===== SUPPLIED MATERIAL =====

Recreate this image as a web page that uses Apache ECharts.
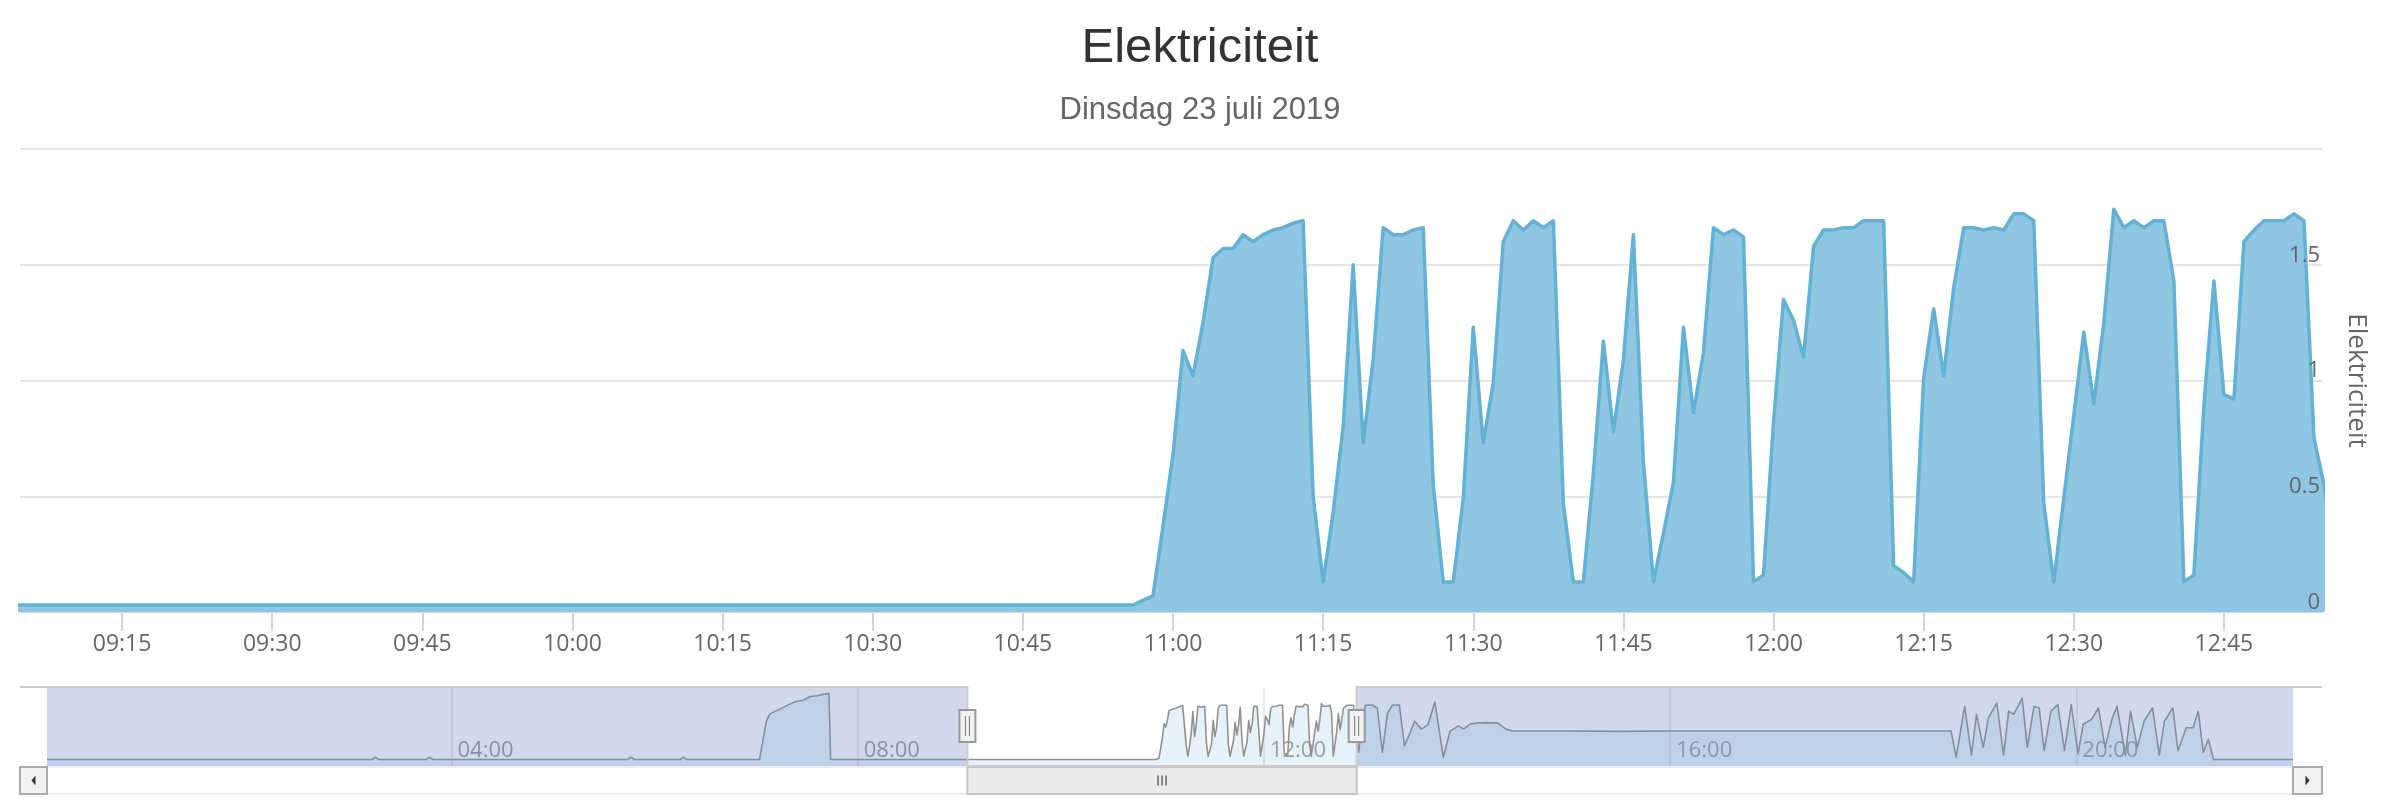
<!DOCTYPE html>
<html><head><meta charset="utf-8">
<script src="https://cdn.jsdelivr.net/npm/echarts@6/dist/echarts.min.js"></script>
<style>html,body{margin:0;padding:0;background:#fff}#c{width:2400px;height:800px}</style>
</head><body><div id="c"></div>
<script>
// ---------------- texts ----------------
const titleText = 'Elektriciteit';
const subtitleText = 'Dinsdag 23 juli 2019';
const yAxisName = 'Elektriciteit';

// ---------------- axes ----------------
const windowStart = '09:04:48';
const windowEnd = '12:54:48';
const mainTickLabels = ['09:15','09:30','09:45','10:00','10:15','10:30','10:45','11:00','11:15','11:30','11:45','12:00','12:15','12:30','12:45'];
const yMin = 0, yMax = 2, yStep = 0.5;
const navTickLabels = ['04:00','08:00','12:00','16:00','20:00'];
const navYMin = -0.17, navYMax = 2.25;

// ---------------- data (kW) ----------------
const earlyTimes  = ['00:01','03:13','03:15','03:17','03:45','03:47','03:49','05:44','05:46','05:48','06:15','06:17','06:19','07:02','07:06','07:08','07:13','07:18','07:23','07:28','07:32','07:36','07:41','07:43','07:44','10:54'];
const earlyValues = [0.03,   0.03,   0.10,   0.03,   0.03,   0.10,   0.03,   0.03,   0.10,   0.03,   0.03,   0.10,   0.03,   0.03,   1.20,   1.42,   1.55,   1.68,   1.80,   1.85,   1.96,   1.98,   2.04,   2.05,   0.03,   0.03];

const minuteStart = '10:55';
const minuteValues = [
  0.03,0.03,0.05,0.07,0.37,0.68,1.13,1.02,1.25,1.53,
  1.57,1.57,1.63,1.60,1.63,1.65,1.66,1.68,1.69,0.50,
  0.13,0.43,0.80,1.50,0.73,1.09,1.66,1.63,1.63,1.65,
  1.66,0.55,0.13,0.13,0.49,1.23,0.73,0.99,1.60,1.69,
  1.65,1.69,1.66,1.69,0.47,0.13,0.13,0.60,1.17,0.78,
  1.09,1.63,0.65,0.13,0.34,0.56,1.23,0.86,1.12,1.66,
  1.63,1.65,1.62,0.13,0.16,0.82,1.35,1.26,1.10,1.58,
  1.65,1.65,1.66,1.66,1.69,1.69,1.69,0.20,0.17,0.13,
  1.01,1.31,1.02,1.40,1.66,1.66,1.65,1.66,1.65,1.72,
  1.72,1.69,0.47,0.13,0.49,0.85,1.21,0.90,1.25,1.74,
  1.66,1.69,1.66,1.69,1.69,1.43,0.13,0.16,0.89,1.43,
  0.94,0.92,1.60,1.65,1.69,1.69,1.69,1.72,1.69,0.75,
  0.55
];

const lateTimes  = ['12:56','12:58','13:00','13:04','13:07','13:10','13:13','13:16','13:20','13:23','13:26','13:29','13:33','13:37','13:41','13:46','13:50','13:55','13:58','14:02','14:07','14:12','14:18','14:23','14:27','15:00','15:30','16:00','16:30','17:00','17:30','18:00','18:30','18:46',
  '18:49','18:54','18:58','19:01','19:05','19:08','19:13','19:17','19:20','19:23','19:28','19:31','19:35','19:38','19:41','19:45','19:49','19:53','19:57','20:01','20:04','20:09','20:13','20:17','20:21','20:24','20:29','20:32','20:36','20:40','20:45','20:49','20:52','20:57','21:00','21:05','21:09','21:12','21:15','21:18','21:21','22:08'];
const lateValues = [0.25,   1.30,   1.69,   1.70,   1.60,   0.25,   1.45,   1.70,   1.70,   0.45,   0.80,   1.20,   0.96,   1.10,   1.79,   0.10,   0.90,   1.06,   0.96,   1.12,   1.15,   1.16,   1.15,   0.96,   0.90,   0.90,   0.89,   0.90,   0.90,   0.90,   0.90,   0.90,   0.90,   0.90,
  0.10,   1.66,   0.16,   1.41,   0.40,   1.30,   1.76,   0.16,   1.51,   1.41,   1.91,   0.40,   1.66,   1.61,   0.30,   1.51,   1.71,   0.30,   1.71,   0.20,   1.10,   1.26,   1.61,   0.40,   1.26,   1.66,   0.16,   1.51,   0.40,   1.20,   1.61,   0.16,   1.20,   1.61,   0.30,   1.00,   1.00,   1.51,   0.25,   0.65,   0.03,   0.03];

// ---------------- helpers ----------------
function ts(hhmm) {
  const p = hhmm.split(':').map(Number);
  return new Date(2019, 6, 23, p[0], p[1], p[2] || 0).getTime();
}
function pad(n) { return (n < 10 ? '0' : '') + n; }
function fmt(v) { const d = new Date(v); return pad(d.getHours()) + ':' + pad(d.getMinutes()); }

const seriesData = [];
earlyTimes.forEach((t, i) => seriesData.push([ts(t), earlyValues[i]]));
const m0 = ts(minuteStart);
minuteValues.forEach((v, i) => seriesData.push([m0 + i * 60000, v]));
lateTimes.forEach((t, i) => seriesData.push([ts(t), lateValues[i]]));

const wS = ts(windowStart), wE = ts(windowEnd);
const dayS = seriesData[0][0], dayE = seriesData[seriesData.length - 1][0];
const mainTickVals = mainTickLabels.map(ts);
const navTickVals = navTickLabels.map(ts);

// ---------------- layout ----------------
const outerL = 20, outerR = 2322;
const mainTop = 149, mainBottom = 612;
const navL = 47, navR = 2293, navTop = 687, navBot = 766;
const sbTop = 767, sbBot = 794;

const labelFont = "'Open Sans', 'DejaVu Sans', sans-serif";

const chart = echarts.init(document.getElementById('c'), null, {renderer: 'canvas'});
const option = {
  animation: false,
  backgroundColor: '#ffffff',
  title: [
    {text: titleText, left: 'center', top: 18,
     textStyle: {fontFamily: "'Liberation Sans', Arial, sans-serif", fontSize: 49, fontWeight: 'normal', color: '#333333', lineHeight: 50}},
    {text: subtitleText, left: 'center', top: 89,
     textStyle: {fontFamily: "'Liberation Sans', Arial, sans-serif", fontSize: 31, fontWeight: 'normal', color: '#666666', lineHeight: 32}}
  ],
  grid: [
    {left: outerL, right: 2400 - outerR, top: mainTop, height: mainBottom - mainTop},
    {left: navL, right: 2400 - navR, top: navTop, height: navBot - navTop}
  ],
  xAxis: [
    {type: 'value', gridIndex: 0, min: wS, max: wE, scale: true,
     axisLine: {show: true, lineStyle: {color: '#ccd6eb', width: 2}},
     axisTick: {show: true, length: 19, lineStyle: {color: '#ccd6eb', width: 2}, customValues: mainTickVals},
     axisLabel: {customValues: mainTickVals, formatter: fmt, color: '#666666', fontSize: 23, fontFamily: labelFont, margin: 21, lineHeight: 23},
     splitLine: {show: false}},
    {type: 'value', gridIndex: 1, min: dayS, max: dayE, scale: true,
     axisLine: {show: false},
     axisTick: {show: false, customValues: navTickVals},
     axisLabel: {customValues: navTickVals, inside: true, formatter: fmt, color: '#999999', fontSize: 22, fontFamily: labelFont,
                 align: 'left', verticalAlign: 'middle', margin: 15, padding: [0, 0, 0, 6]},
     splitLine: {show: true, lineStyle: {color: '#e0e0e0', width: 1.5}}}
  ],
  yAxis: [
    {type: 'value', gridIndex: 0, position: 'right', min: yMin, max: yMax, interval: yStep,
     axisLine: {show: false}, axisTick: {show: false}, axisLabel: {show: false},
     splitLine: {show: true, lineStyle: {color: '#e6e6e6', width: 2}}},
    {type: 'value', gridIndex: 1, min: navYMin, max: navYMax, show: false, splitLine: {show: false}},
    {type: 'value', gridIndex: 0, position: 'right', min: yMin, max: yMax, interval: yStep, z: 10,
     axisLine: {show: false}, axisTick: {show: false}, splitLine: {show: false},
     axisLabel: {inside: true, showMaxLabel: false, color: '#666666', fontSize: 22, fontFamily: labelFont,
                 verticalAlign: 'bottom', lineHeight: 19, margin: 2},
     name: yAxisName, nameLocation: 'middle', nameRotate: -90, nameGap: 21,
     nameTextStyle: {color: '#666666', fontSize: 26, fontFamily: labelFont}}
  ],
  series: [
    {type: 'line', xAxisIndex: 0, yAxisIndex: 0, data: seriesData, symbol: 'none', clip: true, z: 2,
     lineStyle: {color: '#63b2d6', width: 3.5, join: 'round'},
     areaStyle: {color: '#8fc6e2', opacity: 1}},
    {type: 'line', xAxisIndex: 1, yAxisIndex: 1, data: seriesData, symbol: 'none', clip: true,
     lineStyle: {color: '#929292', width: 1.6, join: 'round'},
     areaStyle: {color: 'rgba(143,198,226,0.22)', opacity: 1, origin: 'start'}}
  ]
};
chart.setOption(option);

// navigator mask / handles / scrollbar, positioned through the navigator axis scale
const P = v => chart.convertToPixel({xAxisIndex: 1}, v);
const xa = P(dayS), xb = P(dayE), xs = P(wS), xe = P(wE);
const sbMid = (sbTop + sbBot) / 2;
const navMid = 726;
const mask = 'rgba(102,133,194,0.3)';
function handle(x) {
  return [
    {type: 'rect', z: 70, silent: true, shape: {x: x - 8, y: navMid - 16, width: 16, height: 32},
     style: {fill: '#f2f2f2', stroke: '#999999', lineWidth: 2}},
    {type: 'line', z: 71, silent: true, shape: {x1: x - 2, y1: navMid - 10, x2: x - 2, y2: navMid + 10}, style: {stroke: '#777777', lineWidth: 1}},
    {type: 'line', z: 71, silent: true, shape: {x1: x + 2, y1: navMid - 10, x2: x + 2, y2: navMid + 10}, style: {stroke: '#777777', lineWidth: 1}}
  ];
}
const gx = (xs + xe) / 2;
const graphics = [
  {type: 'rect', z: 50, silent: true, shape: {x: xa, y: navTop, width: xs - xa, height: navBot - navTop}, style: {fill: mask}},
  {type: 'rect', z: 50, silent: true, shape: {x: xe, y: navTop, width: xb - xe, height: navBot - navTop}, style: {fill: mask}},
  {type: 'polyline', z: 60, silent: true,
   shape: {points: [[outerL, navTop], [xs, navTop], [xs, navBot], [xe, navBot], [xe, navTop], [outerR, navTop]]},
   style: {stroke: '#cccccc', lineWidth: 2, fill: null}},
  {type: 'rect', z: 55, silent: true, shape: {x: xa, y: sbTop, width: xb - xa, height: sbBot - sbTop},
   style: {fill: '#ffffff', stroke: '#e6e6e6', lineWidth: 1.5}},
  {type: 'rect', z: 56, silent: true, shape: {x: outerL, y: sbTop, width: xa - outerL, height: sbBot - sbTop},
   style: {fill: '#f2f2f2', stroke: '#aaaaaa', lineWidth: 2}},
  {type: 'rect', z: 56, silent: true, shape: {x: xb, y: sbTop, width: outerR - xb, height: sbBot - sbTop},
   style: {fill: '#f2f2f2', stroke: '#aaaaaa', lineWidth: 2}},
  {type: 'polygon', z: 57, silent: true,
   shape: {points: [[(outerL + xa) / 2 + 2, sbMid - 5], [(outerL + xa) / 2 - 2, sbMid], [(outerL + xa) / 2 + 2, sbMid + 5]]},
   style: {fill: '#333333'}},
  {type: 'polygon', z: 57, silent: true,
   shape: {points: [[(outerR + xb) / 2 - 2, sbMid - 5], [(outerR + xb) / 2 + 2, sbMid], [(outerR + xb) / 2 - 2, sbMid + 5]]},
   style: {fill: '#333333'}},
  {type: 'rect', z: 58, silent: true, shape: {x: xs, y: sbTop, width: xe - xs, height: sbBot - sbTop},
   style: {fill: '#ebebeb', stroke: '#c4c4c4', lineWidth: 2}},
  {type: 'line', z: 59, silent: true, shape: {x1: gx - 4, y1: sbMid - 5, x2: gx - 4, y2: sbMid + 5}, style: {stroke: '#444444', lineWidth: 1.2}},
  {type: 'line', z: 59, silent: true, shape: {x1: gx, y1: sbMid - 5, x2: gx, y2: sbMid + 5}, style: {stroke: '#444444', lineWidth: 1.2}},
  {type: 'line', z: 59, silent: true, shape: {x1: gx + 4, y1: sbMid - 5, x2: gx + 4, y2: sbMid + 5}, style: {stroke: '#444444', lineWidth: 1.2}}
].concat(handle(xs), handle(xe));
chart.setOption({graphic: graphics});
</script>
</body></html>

=====
===== SUPPLIED MATERIAL =====

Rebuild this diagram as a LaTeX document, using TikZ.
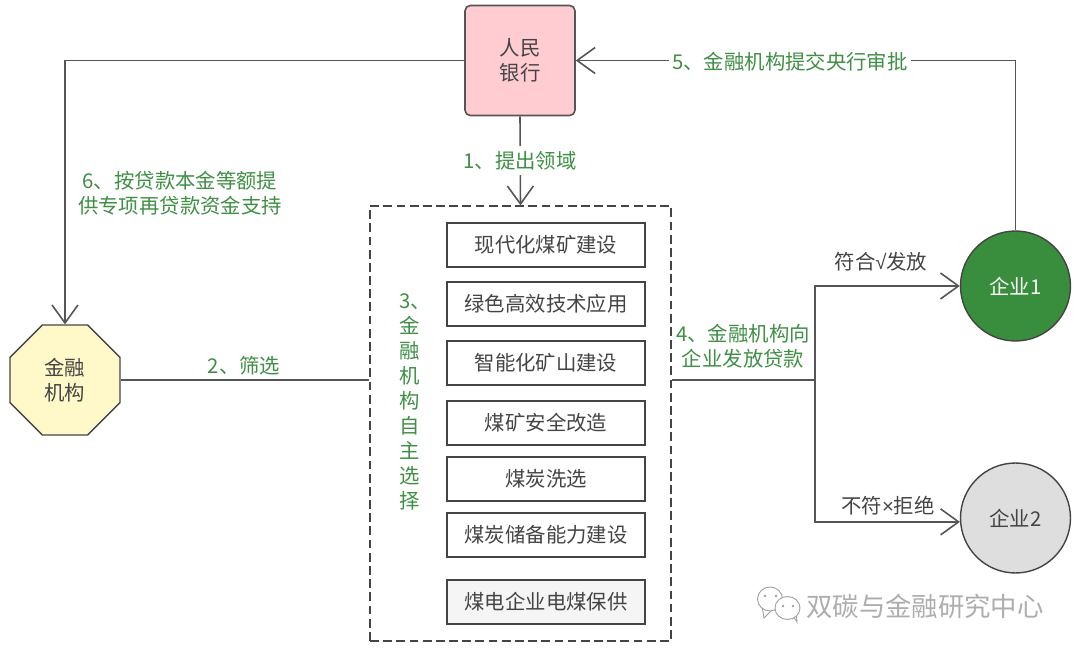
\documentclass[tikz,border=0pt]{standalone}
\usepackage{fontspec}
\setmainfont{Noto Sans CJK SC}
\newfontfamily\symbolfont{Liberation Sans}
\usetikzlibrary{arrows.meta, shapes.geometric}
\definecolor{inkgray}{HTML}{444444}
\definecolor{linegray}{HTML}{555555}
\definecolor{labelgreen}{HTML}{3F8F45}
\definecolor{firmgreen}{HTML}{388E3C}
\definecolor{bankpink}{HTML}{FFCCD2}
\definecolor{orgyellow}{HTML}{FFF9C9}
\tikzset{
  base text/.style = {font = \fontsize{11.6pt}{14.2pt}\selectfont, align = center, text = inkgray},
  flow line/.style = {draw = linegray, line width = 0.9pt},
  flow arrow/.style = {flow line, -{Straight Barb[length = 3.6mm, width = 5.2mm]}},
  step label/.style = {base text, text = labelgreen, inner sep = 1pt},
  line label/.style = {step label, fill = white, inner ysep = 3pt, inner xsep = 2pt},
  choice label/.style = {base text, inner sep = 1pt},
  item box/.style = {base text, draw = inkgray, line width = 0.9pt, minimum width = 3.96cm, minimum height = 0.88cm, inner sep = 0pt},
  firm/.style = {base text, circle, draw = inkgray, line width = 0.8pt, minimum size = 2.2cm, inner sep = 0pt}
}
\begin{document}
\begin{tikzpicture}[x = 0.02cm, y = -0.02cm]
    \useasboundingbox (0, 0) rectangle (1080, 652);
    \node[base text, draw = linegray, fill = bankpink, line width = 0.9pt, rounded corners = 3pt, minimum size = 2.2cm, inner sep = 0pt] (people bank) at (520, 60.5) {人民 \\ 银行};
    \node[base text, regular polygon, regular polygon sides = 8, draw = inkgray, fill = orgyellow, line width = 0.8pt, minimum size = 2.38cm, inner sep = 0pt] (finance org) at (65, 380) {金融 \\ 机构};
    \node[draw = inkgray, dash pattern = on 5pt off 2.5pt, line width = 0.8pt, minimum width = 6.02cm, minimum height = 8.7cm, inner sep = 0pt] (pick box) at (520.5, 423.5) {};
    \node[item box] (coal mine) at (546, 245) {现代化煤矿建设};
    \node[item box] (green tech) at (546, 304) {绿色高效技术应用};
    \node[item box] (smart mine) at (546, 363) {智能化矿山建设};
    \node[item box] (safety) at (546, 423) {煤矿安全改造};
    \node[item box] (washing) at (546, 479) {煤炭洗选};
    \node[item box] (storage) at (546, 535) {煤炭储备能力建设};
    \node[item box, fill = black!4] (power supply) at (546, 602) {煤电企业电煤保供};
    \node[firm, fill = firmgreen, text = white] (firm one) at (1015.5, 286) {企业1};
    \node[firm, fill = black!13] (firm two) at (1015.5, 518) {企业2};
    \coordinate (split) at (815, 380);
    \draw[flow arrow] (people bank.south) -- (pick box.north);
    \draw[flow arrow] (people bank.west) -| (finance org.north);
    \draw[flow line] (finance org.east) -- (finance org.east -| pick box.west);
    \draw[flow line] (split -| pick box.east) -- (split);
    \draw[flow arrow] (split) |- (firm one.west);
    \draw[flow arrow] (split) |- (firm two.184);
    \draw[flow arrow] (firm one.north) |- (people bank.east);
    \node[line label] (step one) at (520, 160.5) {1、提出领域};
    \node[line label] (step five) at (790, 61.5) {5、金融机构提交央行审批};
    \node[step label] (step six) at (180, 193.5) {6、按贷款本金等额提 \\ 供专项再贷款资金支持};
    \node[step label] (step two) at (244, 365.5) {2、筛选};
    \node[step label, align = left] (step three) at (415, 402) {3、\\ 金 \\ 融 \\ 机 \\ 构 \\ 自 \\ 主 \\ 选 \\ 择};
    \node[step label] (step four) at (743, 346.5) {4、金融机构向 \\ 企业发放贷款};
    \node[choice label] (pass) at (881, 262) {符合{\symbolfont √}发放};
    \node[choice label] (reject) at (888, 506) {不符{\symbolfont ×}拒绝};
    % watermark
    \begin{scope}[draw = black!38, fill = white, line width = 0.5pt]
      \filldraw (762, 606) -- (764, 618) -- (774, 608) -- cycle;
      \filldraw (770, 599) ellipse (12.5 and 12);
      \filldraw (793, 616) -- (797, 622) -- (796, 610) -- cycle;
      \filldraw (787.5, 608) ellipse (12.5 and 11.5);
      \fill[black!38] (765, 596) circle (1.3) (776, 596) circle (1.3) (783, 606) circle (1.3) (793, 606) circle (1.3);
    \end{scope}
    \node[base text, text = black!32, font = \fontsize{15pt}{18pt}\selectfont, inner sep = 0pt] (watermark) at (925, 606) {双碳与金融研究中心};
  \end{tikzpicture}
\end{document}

=====

- GIVEN INSTRUCTION
Make an exact copy of the lines from the one containing "Recreate this image" to the one containing "const navYMin = -0.17, navYMax = 2.25;", keeping both and leaving out every picture.

- TASK SOLUTION
Recreate this image as a web page that uses Apache ECharts.
<!DOCTYPE html>
<html><head><meta charset="utf-8">
<script src="https://cdn.jsdelivr.net/npm/echarts@6/dist/echarts.min.js"></script>
<style>html,body{margin:0;padding:0;background:#fff}#c{width:2400px;height:800px}</style>
</head><body><div id="c"></div>
<script>
// ---------------- texts ----------------
const titleText = 'Elektriciteit';
const subtitleText = 'Dinsdag 23 juli 2019';
const yAxisName = 'Elektriciteit';

// ---------------- axes ----------------
const windowStart = '09:04:48';
const windowEnd = '12:54:48';
const mainTickLabels = ['09:15','09:30','09:45','10:00','10:15','10:30','10:45','11:00','11:15','11:30','11:45','12:00','12:15','12:30','12:45'];
const yMin = 0, yMax = 2, yStep = 0.5;
const navTickLabels = ['04:00','08:00','12:00','16:00','20:00'];
const navYMin = -0.17, navYMax = 2.25;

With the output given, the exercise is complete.